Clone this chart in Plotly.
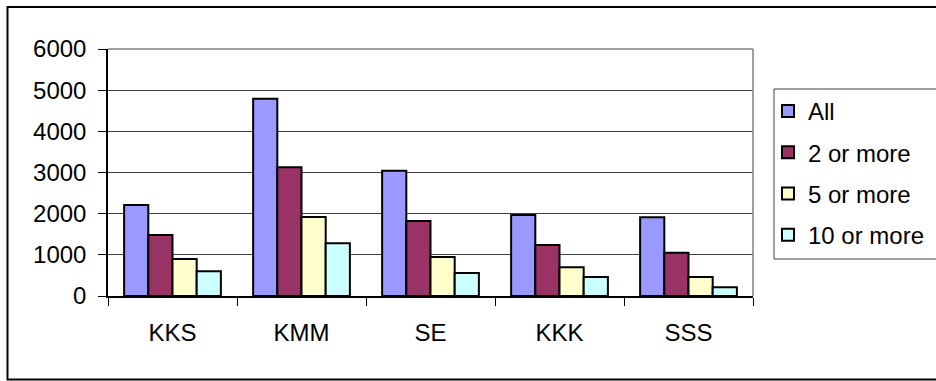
┄┄┄┄┄┄┄┄┄┄┄┄┄┄┄┄┄┄┄┄
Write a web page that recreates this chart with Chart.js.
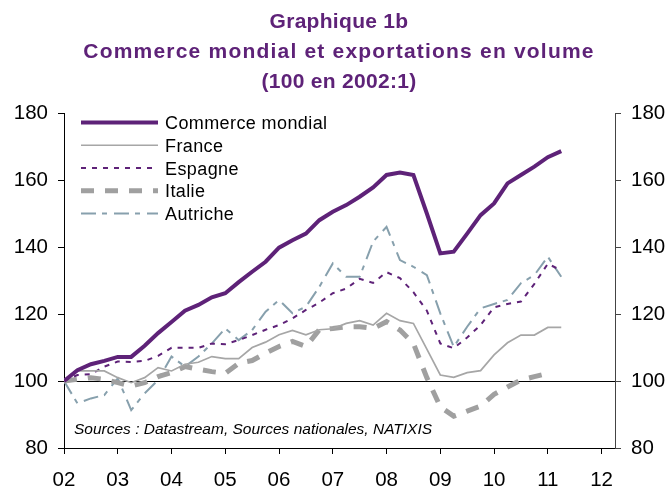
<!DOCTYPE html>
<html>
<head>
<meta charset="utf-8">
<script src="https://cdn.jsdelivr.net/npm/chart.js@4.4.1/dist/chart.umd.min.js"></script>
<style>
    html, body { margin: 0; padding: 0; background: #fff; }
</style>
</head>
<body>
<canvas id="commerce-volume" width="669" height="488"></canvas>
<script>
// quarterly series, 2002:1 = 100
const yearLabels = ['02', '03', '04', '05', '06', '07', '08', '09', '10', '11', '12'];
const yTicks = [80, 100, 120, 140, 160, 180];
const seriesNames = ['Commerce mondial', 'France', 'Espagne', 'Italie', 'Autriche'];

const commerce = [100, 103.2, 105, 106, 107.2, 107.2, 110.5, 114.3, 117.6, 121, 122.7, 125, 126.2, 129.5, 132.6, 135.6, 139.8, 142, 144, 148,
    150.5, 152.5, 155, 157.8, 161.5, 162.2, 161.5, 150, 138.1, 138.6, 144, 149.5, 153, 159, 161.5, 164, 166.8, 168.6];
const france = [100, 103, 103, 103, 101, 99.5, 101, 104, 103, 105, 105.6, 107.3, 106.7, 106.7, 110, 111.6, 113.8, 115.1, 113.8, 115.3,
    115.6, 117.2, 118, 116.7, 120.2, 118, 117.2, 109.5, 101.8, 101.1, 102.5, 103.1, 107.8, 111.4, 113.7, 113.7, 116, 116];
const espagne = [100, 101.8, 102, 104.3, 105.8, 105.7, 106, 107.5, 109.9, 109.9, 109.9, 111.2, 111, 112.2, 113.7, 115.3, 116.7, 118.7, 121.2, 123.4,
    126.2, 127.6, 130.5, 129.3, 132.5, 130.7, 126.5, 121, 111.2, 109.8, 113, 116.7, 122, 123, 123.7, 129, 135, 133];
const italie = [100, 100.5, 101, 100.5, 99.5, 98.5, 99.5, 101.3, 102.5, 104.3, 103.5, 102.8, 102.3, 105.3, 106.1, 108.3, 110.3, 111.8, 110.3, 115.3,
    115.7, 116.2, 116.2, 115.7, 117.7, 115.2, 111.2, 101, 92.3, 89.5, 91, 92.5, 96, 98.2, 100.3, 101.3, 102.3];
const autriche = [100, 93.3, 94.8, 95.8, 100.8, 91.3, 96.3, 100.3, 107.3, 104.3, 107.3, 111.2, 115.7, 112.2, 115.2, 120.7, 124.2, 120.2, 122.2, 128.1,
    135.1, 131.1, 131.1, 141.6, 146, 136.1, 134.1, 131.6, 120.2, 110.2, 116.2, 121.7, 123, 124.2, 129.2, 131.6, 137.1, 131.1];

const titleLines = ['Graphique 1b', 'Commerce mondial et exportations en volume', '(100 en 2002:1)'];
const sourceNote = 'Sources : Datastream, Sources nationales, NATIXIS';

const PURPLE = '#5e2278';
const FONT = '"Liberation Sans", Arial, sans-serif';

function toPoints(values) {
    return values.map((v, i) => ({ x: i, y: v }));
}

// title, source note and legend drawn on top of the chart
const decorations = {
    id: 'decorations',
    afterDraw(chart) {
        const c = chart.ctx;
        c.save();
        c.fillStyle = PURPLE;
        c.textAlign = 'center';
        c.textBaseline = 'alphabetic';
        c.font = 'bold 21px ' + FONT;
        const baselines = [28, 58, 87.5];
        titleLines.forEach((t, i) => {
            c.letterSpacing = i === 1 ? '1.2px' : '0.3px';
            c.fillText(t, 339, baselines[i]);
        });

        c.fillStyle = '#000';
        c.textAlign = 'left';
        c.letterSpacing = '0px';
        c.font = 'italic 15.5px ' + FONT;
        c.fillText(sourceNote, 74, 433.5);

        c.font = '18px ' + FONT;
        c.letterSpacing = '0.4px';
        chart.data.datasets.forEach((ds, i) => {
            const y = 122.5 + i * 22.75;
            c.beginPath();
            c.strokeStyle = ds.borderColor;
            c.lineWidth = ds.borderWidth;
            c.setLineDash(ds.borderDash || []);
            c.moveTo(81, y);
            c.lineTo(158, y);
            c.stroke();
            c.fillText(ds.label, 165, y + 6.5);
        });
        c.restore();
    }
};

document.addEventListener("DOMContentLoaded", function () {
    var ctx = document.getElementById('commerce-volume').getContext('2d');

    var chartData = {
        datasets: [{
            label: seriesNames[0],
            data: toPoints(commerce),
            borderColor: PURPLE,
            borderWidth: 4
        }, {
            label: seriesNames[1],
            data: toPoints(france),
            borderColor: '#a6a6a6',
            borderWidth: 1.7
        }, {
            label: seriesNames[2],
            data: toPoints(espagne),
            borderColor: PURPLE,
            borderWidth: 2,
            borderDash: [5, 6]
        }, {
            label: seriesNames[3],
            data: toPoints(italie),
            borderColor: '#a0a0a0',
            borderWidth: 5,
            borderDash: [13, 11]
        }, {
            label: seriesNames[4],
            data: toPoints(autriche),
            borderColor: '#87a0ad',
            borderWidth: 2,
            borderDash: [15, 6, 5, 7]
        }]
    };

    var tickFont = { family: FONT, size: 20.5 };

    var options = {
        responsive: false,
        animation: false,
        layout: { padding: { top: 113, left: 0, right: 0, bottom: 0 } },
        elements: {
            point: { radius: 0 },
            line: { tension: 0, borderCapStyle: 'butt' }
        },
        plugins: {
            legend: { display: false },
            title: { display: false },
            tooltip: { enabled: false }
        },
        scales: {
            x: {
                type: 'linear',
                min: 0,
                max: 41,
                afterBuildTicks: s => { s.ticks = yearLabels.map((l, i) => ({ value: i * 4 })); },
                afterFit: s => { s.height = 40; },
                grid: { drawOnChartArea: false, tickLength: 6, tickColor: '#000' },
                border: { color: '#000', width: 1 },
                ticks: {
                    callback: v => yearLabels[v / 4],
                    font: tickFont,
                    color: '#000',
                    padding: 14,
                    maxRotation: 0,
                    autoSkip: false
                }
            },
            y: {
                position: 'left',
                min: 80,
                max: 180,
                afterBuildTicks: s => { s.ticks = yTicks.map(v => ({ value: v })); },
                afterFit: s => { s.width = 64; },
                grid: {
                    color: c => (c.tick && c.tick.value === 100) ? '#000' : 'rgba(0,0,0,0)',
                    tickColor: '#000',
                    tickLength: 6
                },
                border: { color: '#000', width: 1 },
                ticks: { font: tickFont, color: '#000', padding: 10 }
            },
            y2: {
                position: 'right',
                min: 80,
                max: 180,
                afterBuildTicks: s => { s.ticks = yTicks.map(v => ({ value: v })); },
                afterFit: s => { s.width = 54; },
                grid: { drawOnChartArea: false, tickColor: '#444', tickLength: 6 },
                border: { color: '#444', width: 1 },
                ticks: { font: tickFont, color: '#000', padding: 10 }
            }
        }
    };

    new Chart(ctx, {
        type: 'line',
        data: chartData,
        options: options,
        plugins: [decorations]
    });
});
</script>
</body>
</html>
┄┄┄┄┄┄┄┄┄┄┄┄┄┄┄┄┄┄┄┄
■ What is expected:
Choose all lines containing the string "this" and copy them out.

■ Correct output:
Clone this chart in Plotly.
Write a web page that recreates this chart with Chart.js.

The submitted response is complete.